— BEGIN Data segment —

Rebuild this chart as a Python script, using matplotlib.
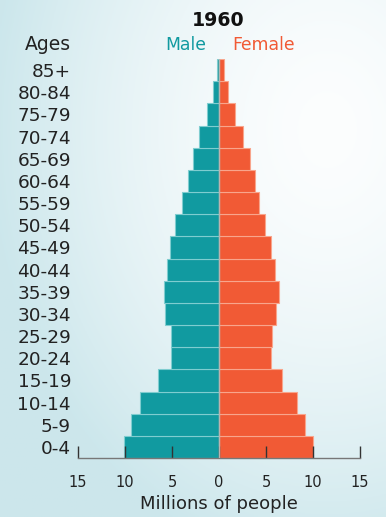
import numpy as np
import matplotlib
matplotlib.use("Agg")
import matplotlib.pyplot as plt

ages = ["0-4", "5-9", "10-14", "15-19", "20-24", "25-29", "30-34", "35-39",
        "40-44", "45-49", "50-54", "55-59", "60-64", "65-69", "70-74",
        "75-79", "80-84", "85+"]
male = [10.15, 9.4, 8.4, 6.5, 5.1, 5.15, 5.75, 5.9, 5.55, 5.2, 4.65, 3.95,
        3.3, 2.8, 2.1, 1.25, 0.6, 0.25]
female = [10.05, 9.2, 8.25, 6.65, 5.55, 5.6, 6.1, 6.4, 5.95, 5.5, 4.85, 4.3,
          3.8, 3.35, 2.55, 1.7, 0.95, 0.55]
xticks = [-15, -10, -5, 0, 5, 10, 15]
xticklabels = ["15", "10", "5", "0", "5", "10", "15"]

MALE_C = "#119AA0"
FEMALE_C = "#F15A35"
TEXT_C = "#222222"
FONT = ["DejaVu Sans"]

W, H = 386, 517
fig = plt.figure(figsize=(W / 100, H / 100), dpi=100)

# background gradient (row 0 = top)
bg = fig.add_axes([0, 0, 1, 1])
yy, xx = np.mgrid[0:1:200j, 0:1:200j]
d = np.clip(np.sqrt(((xx - 0.85) / 0.88) ** 2 + ((yy - 0.25) / 0.85) ** 2), 0, 1)
c0 = np.array([0.988, 0.994, 0.996])
c1 = np.array([0.80, 0.905, 0.925])
t = d[..., None] ** 1.6
img = c0 * (1 - t) + c1 * t
bg.imshow(img, extent=[0, 1, 0, 1], origin="upper", aspect="auto")
bg.axis("off")

x0, x1 = 78, 360
ytop, ybot = 59, 458
ax = fig.add_axes([x0 / W, (H - ybot) / H, (x1 - x0) / W, (ybot - ytop) / H])
ax.patch.set_alpha(0)
y = np.arange(len(ages))
ax.barh(y, [-m for m in male], height=1.0, color=MALE_C, edgecolor="#7fcdd0",
        linewidth=0.8)
ax.barh(y, female, height=1.0, color=FEMALE_C, edgecolor="#f8a58c",
        linewidth=0.8)
ax.axvline(0, color="#b9b3b0", lw=1.0, zorder=3)
ax.set_xlim(-15, 15)
ax.set_ylim(-0.5, len(ages) - 0.5)
for s in ["top", "right", "left"]:
    ax.spines[s].set_visible(False)
ax.spines["bottom"].set_color("#777777")
ax.spines["bottom"].set_linewidth(1.0)
ax.set_yticks(y)
ax.set_yticklabels(ages, fontsize=13.3, color=TEXT_C, family=FONT)
ax.tick_params(axis="y", length=0, pad=5)
ax.set_xticks(xticks)
ax.set_xticklabels(xticklabels, fontsize=10.5, color=TEXT_C, family=FONT)
ax.tick_params(axis="x", direction="in", length=9, width=1.0, color="#333333",
               pad=12)
ax.set_xlabel("Millions of people", fontsize=13, color=TEXT_C, family=FONT,
              labelpad=4)

fig.text(218 / W, 1 - 20 / H, "1960", ha="center", va="center", fontsize=13.7,
         fontweight="bold", color="#111111", family=FONT)
fig.text(71 / W, 1 - 45 / H, "Ages", ha="right", va="center", fontsize=13.5,
         color=TEXT_C, family=FONT)
fig.text(186 / W, 1 - 45 / H, "Male", ha="center", va="center", fontsize=12.4,
         color=MALE_C, family=FONT)
fig.text(264 / W, 1 - 45 / H, "Female", ha="center", va="center", fontsize=12.4,
         color=FEMALE_C, family=FONT)

fig.savefig("out.png", dpi=100)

— END Data segment —

_Requirements_
All the material shown above is to be copied exactly, with no pictures carried over.

_Solution below_
Rebuild this chart as a Python script, using matplotlib.
import numpy as np
import matplotlib
matplotlib.use("Agg")
import matplotlib.pyplot as plt

ages = ["0-4", "5-9", "10-14", "15-19", "20-24", "25-29", "30-34", "35-39",
        "40-44", "45-49", "50-54", "55-59", "60-64", "65-69", "70-74",
        "75-79", "80-84", "85+"]
male = [10.15, 9.4, 8.4, 6.5, 5.1, 5.15, 5.75, 5.9, 5.55, 5.2, 4.65, 3.95,
        3.3, 2.8, 2.1, 1.25, 0.6, 0.25]
female = [10.05, 9.2, 8.25, 6.65, 5.55, 5.6, 6.1, 6.4, 5.95, 5.5, 4.85, 4.3,
          3.8, 3.35, 2.55, 1.7, 0.95, 0.55]
xticks = [-15, -10, -5, 0, 5, 10, 15]
xticklabels = ["15", "10", "5", "0", "5", "10", "15"]

MALE_C = "#119AA0"
FEMALE_C = "#F15A35"
TEXT_C = "#222222"
FONT = ["DejaVu Sans"]

W, H = 386, 517
fig = plt.figure(figsize=(W / 100, H / 100), dpi=100)

# background gradient (row 0 = top)
bg = fig.add_axes([0, 0, 1, 1])
yy, xx = np.mgrid[0:1:200j, 0:1:200j]
d = np.clip(np.sqrt(((xx - 0.85) / 0.88) ** 2 + ((yy - 0.25) / 0.85) ** 2), 0, 1)
c0 = np.array([0.988, 0.994, 0.996])
c1 = np.array([0.80, 0.905, 0.925])
t = d[..., None] ** 1.6
img = c0 * (1 - t) + c1 * t
bg.imshow(img, extent=[0, 1, 0, 1], origin="upper", aspect="auto")
bg.axis("off")

x0, x1 = 78, 360
ytop, ybot = 59, 458
ax = fig.add_axes([x0 / W, (H - ybot) / H, (x1 - x0) / W, (ybot - ytop) / H])
ax.patch.set_alpha(0)
y = np.arange(len(ages))
ax.barh(y, [-m for m in male], height=1.0, color=MALE_C, edgecolor="#7fcdd0",
        linewidth=0.8)
ax.barh(y, female, height=1.0, color=FEMALE_C, edgecolor="#f8a58c",
        linewidth=0.8)
ax.axvline(0, color="#b9b3b0", lw=1.0, zorder=3)
ax.set_xlim(-15, 15)
ax.set_ylim(-0.5, len(ages) - 0.5)
for s in ["top", "right", "left"]:
    ax.spines[s].set_visible(False)
ax.spines["bottom"].set_color("#777777")
ax.spines["bottom"].set_linewidth(1.0)
ax.set_yticks(y)
ax.set_yticklabels(ages, fontsize=13.3, color=TEXT_C, family=FONT)
ax.tick_params(axis="y", length=0, pad=5)
ax.set_xticks(xticks)
ax.set_xticklabels(xticklabels, fontsize=10.5, color=TEXT_C, family=FONT)
ax.tick_params(axis="x", direction="in", length=9, width=1.0, color="#333333",
               pad=12)
ax.set_xlabel("Millions of people", fontsize=13, color=TEXT_C, family=FONT,
              labelpad=4)

fig.text(218 / W, 1 - 20 / H, "1960", ha="center", va="center", fontsize=13.7,
         fontweight="bold", color="#111111", family=FONT)
fig.text(71 / W, 1 - 45 / H, "Ages", ha="right", va="center", fontsize=13.5,
         color=TEXT_C, family=FONT)
fig.text(186 / W, 1 - 45 / H, "Male", ha="center", va="center", fontsize=12.4,
         color=MALE_C, family=FONT)
fig.text(264 / W, 1 - 45 / H, "Female", ha="center", va="center", fontsize=12.4,
         color=FEMALE_C, family=FONT)

fig.savefig("out.png", dpi=100)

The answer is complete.